Five consequences we're underwriting to.
-
Model-portability becomes a product feature.
Customers are asking for it in diligence calls. Startups that cannot swap providers with a config change lose procurement deals to ones that can.
-
Margin relocates to the harness.
Context, memory, tool-surface, and evaluation are where differentiation is now built — and where the next generation of platform companies will sit.
-
Evaluation is the new observability.
Shipping without evals is shipping on faith. The category is about two years behind where DataDog was in 2014; the opportunity is correspondingly large.
-
Vertical runtimes beat horizontal ones, early.

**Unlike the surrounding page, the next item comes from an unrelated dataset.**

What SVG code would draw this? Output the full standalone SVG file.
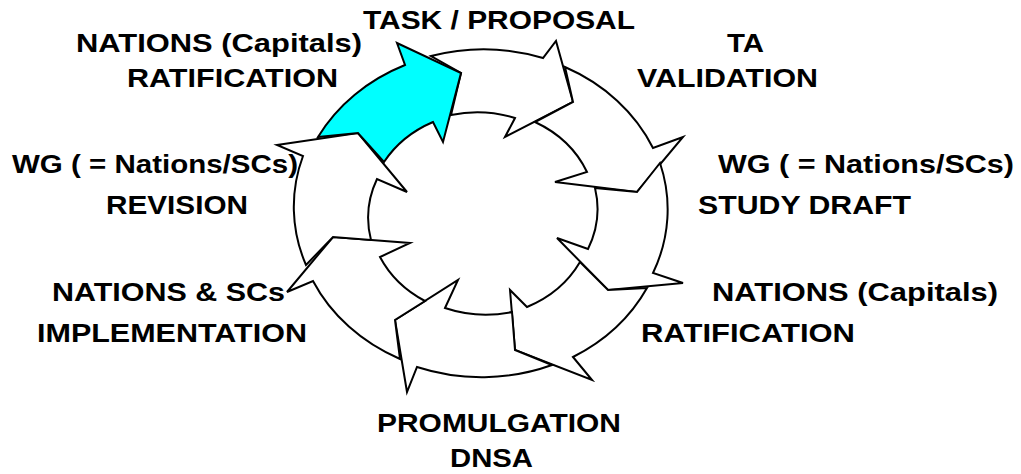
<svg xmlns="http://www.w3.org/2000/svg" width="1021" height="474" viewBox="0 0 1021 474">
<style>
.arw{fill:#ffffff;stroke:#000000;stroke-width:2;stroke-linejoin:miter}
.cy{fill:#00ffff}
.lbl{font-family:"Liberation Sans",Arial,sans-serif;font-weight:bold;font-size:26px;fill:#000000}
</style>
<rect width="1021" height="474" fill="#ffffff"/>
<g id="connectors">
<path id="arrow-top" class="arw" d="M431,56 A186,163.5 0 0 1 543,58 L556,41 L573,102 L505,137 L515,118 A115,101 0 0 0 451,115 L461,73 Z"/>
<path id="arrow-upper-right" class="arw" d="M565,67 A186,163.5 0 0 1 653,148 L683,137 L637,192 L555,182 L587,172 A115,101 0 0 0 535,122 L573,102 Z"/>
<path id="arrow-right" class="arw" d="M660,163 A186,163.5 0 0 1 653,273 L683,283 L608,290 L557,238 L588,249 A115,101 0 0 0 595,188 L637,192 Z"/>
<path id="arrow-lower-right" class="arw" d="M647,288 A186,163.5 0 0 1 573,357 L592,380 L515,350 L510,290 L527,307 A115,101 0 0 0 580,262 L608,290 Z"/>
<path id="arrow-bottom" class="arw" d="M552,365 A186,163.5 0 0 1 417,367 L407,392 L395,320 L458,280 L445,308 A115,101 0 0 0 512,312 L515,350 Z"/>
<path id="arrow-lower-left" class="arw" d="M400,359 A186,163.5 0 0 1 313,281 L287,292 L333,237 L410,243 L380,257 A115,101 0 0 0 425,301 L395,320 Z"/>
<path id="arrow-left" class="arw" d="M306,265 A186,163.5 0 0 1 303,156 L277,145 L358,133 L407,192 L377,179 A115,101 0 0 0 371,240 L333,237 Z"/>
<path id="arrow-upper-left" class="arw cy" d="M318,137 A186,163.5 0 0 1 405,65 L397,43 L461,73 L443,142 L433,122 A115,101 0 0 0 384,162 L358,133 Z"/>
</g>
<g id="node-task">
<text class="lbl" x="363" y="29" textLength="272" lengthAdjust="spacingAndGlyphs">TASK / PROPOSAL</text>
</g>
<g id="node-ta-validation">
<text class="lbl" x="727" y="52" textLength="37" lengthAdjust="spacingAndGlyphs">TA</text>
<text class="lbl" x="637" y="87" textLength="181" lengthAdjust="spacingAndGlyphs">VALIDATION</text>
</g>
<g id="node-study-draft">
<text class="lbl" x="718" y="173" textLength="296" lengthAdjust="spacingAndGlyphs">WG ( = Nations/SCs)</text>
<text class="lbl" x="698" y="214" textLength="213" lengthAdjust="spacingAndGlyphs">STUDY DRAFT</text>
</g>
<g id="node-ratification-right">
<text class="lbl" x="712" y="301" textLength="286" lengthAdjust="spacingAndGlyphs">NATIONS (Capitals)</text>
<text class="lbl" x="641" y="342" textLength="214" lengthAdjust="spacingAndGlyphs">RATIFICATION</text>
</g>
<g id="node-promulgation">
<text class="lbl" x="377" y="432" textLength="244" lengthAdjust="spacingAndGlyphs">PROMULGATION</text>
<text class="lbl" x="450" y="467" textLength="83" lengthAdjust="spacingAndGlyphs">DNSA</text>
</g>
<g id="node-implementation">
<text class="lbl" x="52" y="301" textLength="233" lengthAdjust="spacingAndGlyphs">NATIONS &amp; SCs</text>
<text class="lbl" x="37" y="342" textLength="270" lengthAdjust="spacingAndGlyphs">IMPLEMENTATION</text>
</g>
<g id="node-revision">
<text class="lbl" x="12" y="173" textLength="286" lengthAdjust="spacingAndGlyphs">WG ( = Nations/SCs)</text>
<text class="lbl" x="106" y="214" textLength="142" lengthAdjust="spacingAndGlyphs">REVISION</text>
</g>
<g id="node-ratification-left">
<text class="lbl" x="76" y="52" textLength="286" lengthAdjust="spacingAndGlyphs">NATIONS (Capitals)</text>
<text class="lbl" x="127" y="87" textLength="211" lengthAdjust="spacingAndGlyphs">RATIFICATION</text>
</g>
</svg>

Taste compounds at the domain. A legal-agent runtime built by lawyers-turned-engineers will beat a horizontal platform for at least the next four years.
-
Open-weight pressure sets the floor, not the ceiling.
The frontier remains a lab story. But the median call — and therefore the unit economics of the products above — is governed by what Nth or its successors ship next.
Companies we are tracking, not yet priced.
contextd
Drop-in retrieval runtime for agents with reversible writes. Spun out of a search lab. Watching for first enterprise design partners.
Evalry
Eval-as-code for agent pipelines. Open-source core with managed cloud. Adoption curve looks like early Datadog.
Harness.law
Vertical runtime for legal research & drafting agents. Founded by ex-partners at a litigation firm. Distribution is real.
We expect to underwrite two of the three within the year. We will publish a follow-up note on vertical runtimes in Q2.
§ 07 · Methodology & sources
Pricing data aggregated from published provider sheets and rate-limited API probes against identical prompt batches (n=12,400 per provider per quarter). Evaluation suite v3.2 combines internal tool-use tasks (n=240), structured-output fidelity (n=180), and long-context retrieval (n=120). Latency measured from us-east-1 and us-west-2 endpoints, p50 of 1000-token completions over 14 consecutive days.
Scores are model-level, not provider-level — a provider's best-in-class model is used for the table. Internal+ distribution: LPs and active portfolio companies.